Laurent Lachand, à la réalisation de ce match, estime que les téléspectateurs n’ont pas été assez préparés à ce nouveau dispositif de filmage : « Dire qu’on allait proposer aux gens de voir un match avec ce dispositif a été très perturbant puisque tous leurs repères depuis leur enfance ont été cassés. Je pense qu'on aurait dû le présenter autrement […]. Quand je parlais avec les consultants Habib Beye, avec Mickaël Landreau, avec Éric Carrière, qui sont pourtant très rigoristes, il y avait cette capacité à avoir toujours la caméra à la bonne hauteur de jeu pour être à l'intérieur des lignes. » L’Air Cam serait donc un pas en avant vers la compréhension du match, son éditorialisation.
Pour autant, l’enjeu n’est pas de dénaturer le réel, ce qui montre une opposition constante entre le spectacle sportif vivant et sa restitution télévisuelle. L.Lachand précise que « le but premier de mon métier, c'est quand même de restituer le match tel qu'il est. Ce n'est pas de transformer, c’est de donner la meilleure vision du match possible avec une valeur ajoutée qui est de répondre aux différentes problématiques qui vont se créer à l'intérieur. Elles peuvent être tactiques, émotionnelles, relationnelles, il y a plein de strates possibles. C'est ça la base, c'est une bonne visibilité, une bonne vision du jeu et je crois complètement que cet outil bien utilisé permet une meilleure vision du match tout en garantissant une meilleure immersion.» Même si le jeu vidéo est une inspiration désormais assumée chez les diffuseurs, cela constituerait une manière d’éditorialiser davantage l’évènement sportif et le rendre attirant pour des abonnés qui paient le prix fort pour suivre les différents championnats.
Néanmoins, pour que la mutation soit complète et synchrone entre le média télévisuel et le média vidéoludique, il s’agira de trouver une nouvelle alternative au plan large fixé au niveau du rond central qui passera, peut-être, par l’Air Cam. En attendant, le monde du football tente de s’adapter à des audiences plus volatiles en proposant différentes possibilités de «consommer» le match (presque direct avec l’appli Free, résumés vidéo, second écran, etc.) car la solution est sans doute déjà celle-ci : le numérique permet d’offrir aux supporters de football ce qu’ils attendent du match et de son analyse, quelle que soit la niche dans laquelle ils se trouvent.

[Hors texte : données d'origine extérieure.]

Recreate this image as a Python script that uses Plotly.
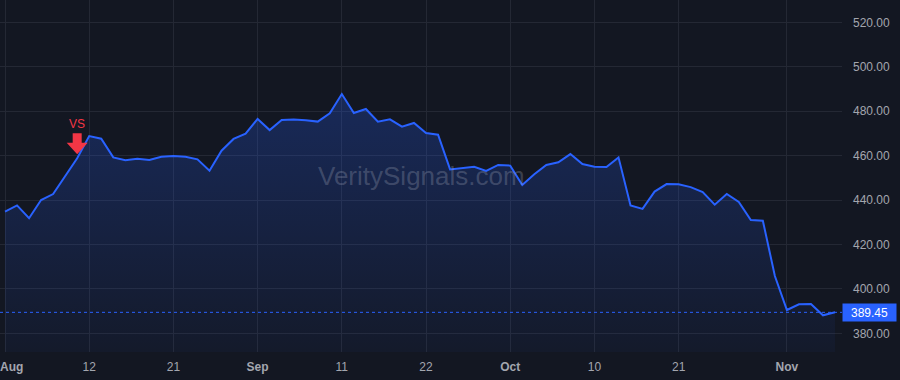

[1] Jean-Michel Aulas, président de l’OL, qui avait déclaré devant ses supporters en 2010 après un derby : « Nous avons perdu contre Saint-Étienne pour la première fois depuis seize ans. Nous jouons en Ligue des champions alors que les Stéphanois la disputent sur Playstation. » Au match retour, un supporter de Saint-Etienne était venu lui offrir une console Playstation en tribune.
[2] Les citations de M. Lachand sont issues d’un entretien réalisé en visioconférence en juin 2023.
[3] Notamment Pele’s Soccer (Atari Inc, 1981), Exciting Soccer (Alpha Denshi, 1983), Kick Off (Anco Software, 1989).
[4] Il faut aussi noter que ce PSG – Rennes se jouait à huis-clos à cause de la pandémie de Covid-19. Un tel dispositif poserait des difficultés dans un stade avec du public pour des raisons de sécurité mais aussi de visibilité pour une partie des spectateurs en tribune et en loge.